Each community compost is a closed scheme, open only to people from the local community who have signed up and received advice and information on composting. The compost bins are secured with code padlocks and only members are given the code. This helps ensure only the right materials are being put in the bins and reduces vandalism. Members also receive a free kitchen caddy for transporting their food waste to the compost bins.
Compost Works will give members plenty of advice and information on composting. Being part of a community compost scheme is a great way of connecting with and getting to know your neighbours and members of your community, whilst doing something beneficial for our environment. You might even come up with communal growing activities with the compost you have produced!
Are you interested in a community compost near you? Get in touch with us!
FAQ—Frequently Asked Questions
Compost is essentially broken-down food waste, so there is the potential for unpleasant odours. However, in a well-managed scheme, with a good balance of wet and dry contents that are turned regularly, smells are kept to a minimum and are rarely an issue when the lids are closed.
If you have any concerns over smells in your community compost, contact your compost champion in the first instance, or email us at firstname.lastname@example.org stating the location of your compost.
Tiny fruit flies are common in compost bins in the summer, especially if you are adding a lot of fruit and vegetable peelings. This can increase during the hotter months but you can manage this by adding dry materials, such as ripped up cardboard and paper, to the boxes. The fruit flies are rarely noticeable until the lid is opened. Turning the compost so fruit and vegetables are buried will also help. The flies are not dangerous to human health.

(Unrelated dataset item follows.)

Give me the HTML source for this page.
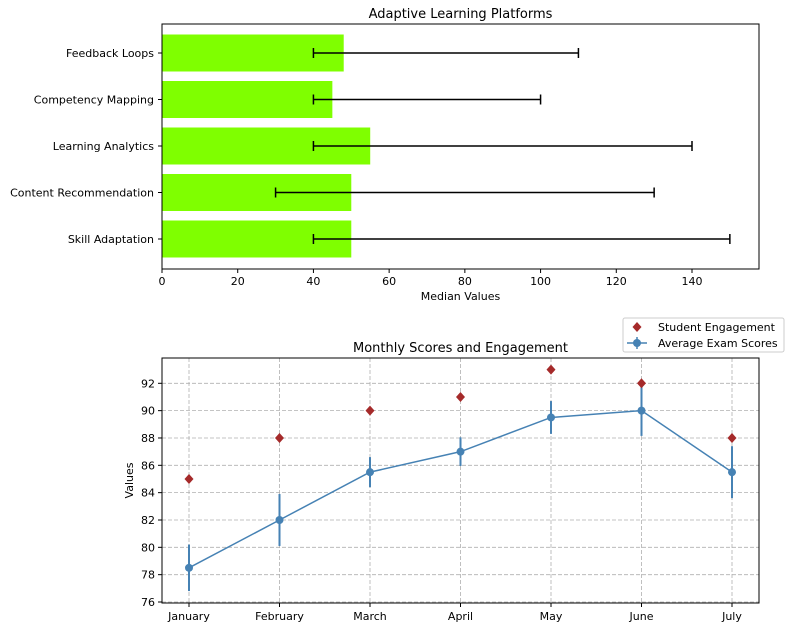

Many people are concerned about rats. Our bins are reinforced with weld mesh, which makes it nigh impossible for rats to get in. Rats are also attracted to cooked food, which is why we only accept raw fruit and vegetable waste, egg shells, tea bags and coffee grounds in the bins. No cooked food, meat, fish or dairy is to be put in. If you have any concerns over rats in your compost, or if the compost is damaged so rats could get in, contact us immediately at email@example.com.
The average box takes about 9-12 months to produce compost. Members are encouraged to take some of the compost or share it with other scheme members. If there is spare compost, we will distribute it to local gardening projects.
You can spread the compost on the earth and lightly mix it in before you start growing vegetables or where you want to plant new flowers. Plants already in your garden will also appreciate having some compost in the spring, particularly if the soil isn’t very good. For members without gardens, plants in your yard or indoors love a top-up of fresh compost every now and then.